Torniamo, per un attimo, alla mostra e al suo racconto delle grandi trasformazioni della Storia contemporanea e dei “passaggi” individuali. «La Terra Inquieta» prende a prestito il titolo dallo scrittore caraibico Édouard Glissant, è un racconto polifonico (più di sessanta artisti da oltre quaranta Paesi del mondo – tra cui Albania, Algeria, Bangladesh, Egitto, Ghana, Iraq, Libano, Marocco, Siria e Turchia): opere spiazzanti, inquietanti, di denuncia, ma anche opere di grandissima poesia. «L’arte dà la possibilità di pensare ad un nuovo mondo. A un mondo migliore possibile. Ma non è affatto consolatoria. D’altronde, quel campanellino, che mi ha fatto capire che volevo occuparmi di valorizzare il contemporaneo, in me è nato proprio quando anch’io sono stata un’emigrante. Avevo sempre amato l’arte, fin da ragazza. Ma solo quando sono stata negli Stati Uniti ho capito che era esattamente quello che volevo fare». A New York studia Contemporary Art Business and Administration e collabora con alcuni musei importanti come il Guggenheim, il Metropolitan e il Museum of Modern Art.

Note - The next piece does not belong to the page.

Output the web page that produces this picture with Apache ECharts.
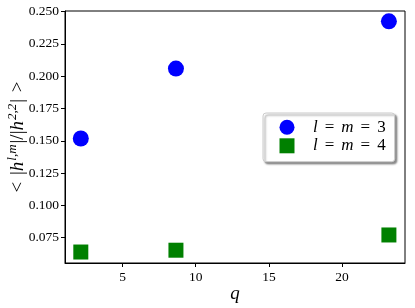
<!DOCTYPE html>
<html>
<head>
<meta charset="utf-8">
<script src="https://cdn.jsdelivr.net/npm/echarts@6/dist/echarts.min.js"></script>
<style>
html,body{margin:0;padding:0;background:#fff;}
#chart{width:415px;height:308px;}
</style>
</head>
<body>
<div id="chart"></div>
<script>
const qValues = [2.15, 8.65, 23.2];
const lm3Values = [0.1518, 0.2059, 0.2425];
const lm4Values = [0.0639, 0.0653, 0.0771];
const seriesNames = ['l = m = 3', 'l = m = 4'];
const xTicks = [5, 10, 15, 20];
const yTicks = [0.075, 0.100, 0.125, 0.150, 0.175, 0.200, 0.225, 0.250];

const FONT = 'Liberation Serif';
const chart = echarts.init(document.getElementById('chart'), null, {renderer: 'canvas'});

function pairs(xs, ys) { return xs.map((x, i) => [x, ys[i]]); }

const option = {
  animation: false,
  backgroundColor: '#ffffff',
  grid: {left: 65, right: 10, top: 11, bottom: 45, containLabel: false, outerBoundsMode: 'none',
    show: true, borderColor: '#000', borderWidth: 1, backgroundColor: 'transparent'},
  xAxis: {
    type: 'value', min: 1.07, max: 24.3,
    axisLine: {show: true, lineStyle: {color: '#000', width: 1}},
    axisTick: {show: true, length: 4, inside: false, customValues: xTicks, lineStyle: {color: '#000'}},
    axisLabel: {customValues: xTicks, margin: 7, color: '#000', fontFamily: FONT, fontSize: 13.5},
    splitLine: {show: false},
    name: '{i|q}', nameLocation: 'middle', nameGap: 21, nameMoveOverlap: false,
    nameTextStyle: {color: '#000', fontFamily: FONT, fontSize: 18, rich: {i: {fontStyle: 'italic', fontFamily: FONT, fontSize: 19, color: '#000'}}}
  },
  yAxis: {
    type: 'value', min: 0.0554, max: 0.2505,
    axisLine: {show: true, lineStyle: {color: '#000', width: 1}},
    axisTick: {show: true, length: 4, inside: false, customValues: yTicks, lineStyle: {color: '#000'}},
    axisLabel: {customValues: yTicks, margin: 6, color: '#000', fontFamily: FONT, fontSize: 13.5, formatter: v => v.toFixed(3)},
    splitLine: {show: false},
    name: '<{s| }|{i|h}{sup|l,m}|/|{i|h}{sup|2,2}|{s| }>', nameLocation: 'middle', nameRotate: 90, nameGap: 35, nameMoveOverlap: false,
    nameTextStyle: {color: '#000', fontFamily: FONT, fontSize: 19, lineHeight: 24,
      rich: {
        s: {fontFamily: FONT, fontSize: 19, lineHeight: 24, padding: [0, 1, 0, 1]},
        i: {fontStyle: 'italic', fontFamily: FONT, fontSize: 19, color: '#000', lineHeight: 24, padding: [0, 1, 0, 0]},
        sup: {fontStyle: 'italic', fontFamily: FONT, fontSize: 13, color: '#000', verticalAlign: 'top', lineHeight: 13, padding: [0, 1, 0, 0]}
      }}
  },
  legend: {
    left: 263, top: 113, orient: 'vertical',
    data: [
      {name: seriesNames[0], icon: 'circle'},
      {name: seriesNames[1], icon: 'path://M0,0L1,0L1,1L0,1Z'}
    ],
    itemWidth: 42, itemHeight: 15, itemGap: 1.6,
    padding: [5.7, 9, 7.4, 16.5],
    backgroundColor: '#fff', borderColor: '#cccccc', borderWidth: 1, borderRadius: 3,
    shadowColor: 'rgba(0,0,0,0.45)', shadowBlur: 2, shadowOffsetX: 2, shadowOffsetY: 2,
    textStyle: {color: '#000', fontFamily: FONT, fontSize: 17, lineHeight: 15,
      rich: {
        i: {fontStyle: 'italic', fontFamily: FONT, fontSize: 17, color: '#000', lineHeight: 15},
        e: {fontFamily: FONT, fontSize: 17, color: '#000', padding: [0, 7, 0, 7], lineHeight: 15},
        n: {fontFamily: FONT, fontSize: 17, color: '#000', lineHeight: 15}
      }},
    formatter: name => {
      const parts = name.split(' = ');
      return '{i|' + parts[0] + '}{e|=}{i|' + parts[1] + '}{e|=}{n|' + parts[2] + '}';
    }
  },
  series: [
    {name: seriesNames[0], type: 'scatter', symbol: 'circle', symbolSize: 16, data: pairs(qValues, lm3Values), itemStyle: {color: '#0000ff', opacity: 1}},
    {name: seriesNames[1], type: 'scatter', symbol: 'rect', symbolSize: 15, data: pairs(qValues, lm4Values), itemStyle: {color: '#008000', opacity: 1}}
  ]
};
chart.setOption(option);
</script>
</body>
</html>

Quando torna in Italia, dà la sua impronta alla Fondazione, la fa uscire dalla sua sede e la trasforma in un museo nomade. «Non abbiamo una casa fissa. Anche noi migriamo. Andiamo a cercare nella città di Milano gli spazi spesso inaccessibili e dimenticati e ci spostiamo a seconda dei progetti». Ha riaperto l’Albergo diurno con Sarah Lucas (durante il XXI Miart), ha fatto germogliare un campo di grano al centro di Porta Nuova con Agnes Denes (durante l’Expo), ha anticipato l’accesso agli spazi del futuro museo etrusco con Paul Cocksedge (all’ultimo Salone del mobile) per citare solo gli interventi più recenti. Non si tratta semplicemente di organizzare grandi mostre, ma di produzione e committenza. «Le opere vengono poi lasciate all’artista ed è lui che decide che cosa farne». Nel suo profilo Twitter («Non l’ho messo subito. È difficile super sintetizzare quello che uno vuole comunicare di sé») si descrive come imprenditrice culturale, attivista per i diritti umani, l’ambiente, la valorizzazione dei talenti, moglie e madre. In quest’ordine. «Che altro potrei aggiungere?». L’elenco delle altre cariche, per esempio. Beatrice fa parte del Board Internazionale del Comitato Women in Diplomacy, è membro del Women’s Leadership Board della JFK School of Government presso l’Università di Harvard, è membro del consiglio di amministrazione del MAXXI, membro del Cda del Comitato Fondazioni Italiane Arte Contemporanea, è presidente di Amici di Aspen, membro del Comitato esecutivo di Volta… «Sì, faccio quello che mi piace, troppe volte mi sono trovata in riunioni in cui ero l’unica donna al tavolo. Ma non mi sento a disagio, a volte mi fa quasi sorridere. Però il tetto di cristallo è ancora una realtà». Che cosa manca ancora? «L’ultimo grazie. A mio padre. Per tante, tantissime cose, ma soprattutto per l’insegnamento più importante: seguire le proprie inclinazioni, ovunque esse portino. Anche molto lontano da dove sei partito».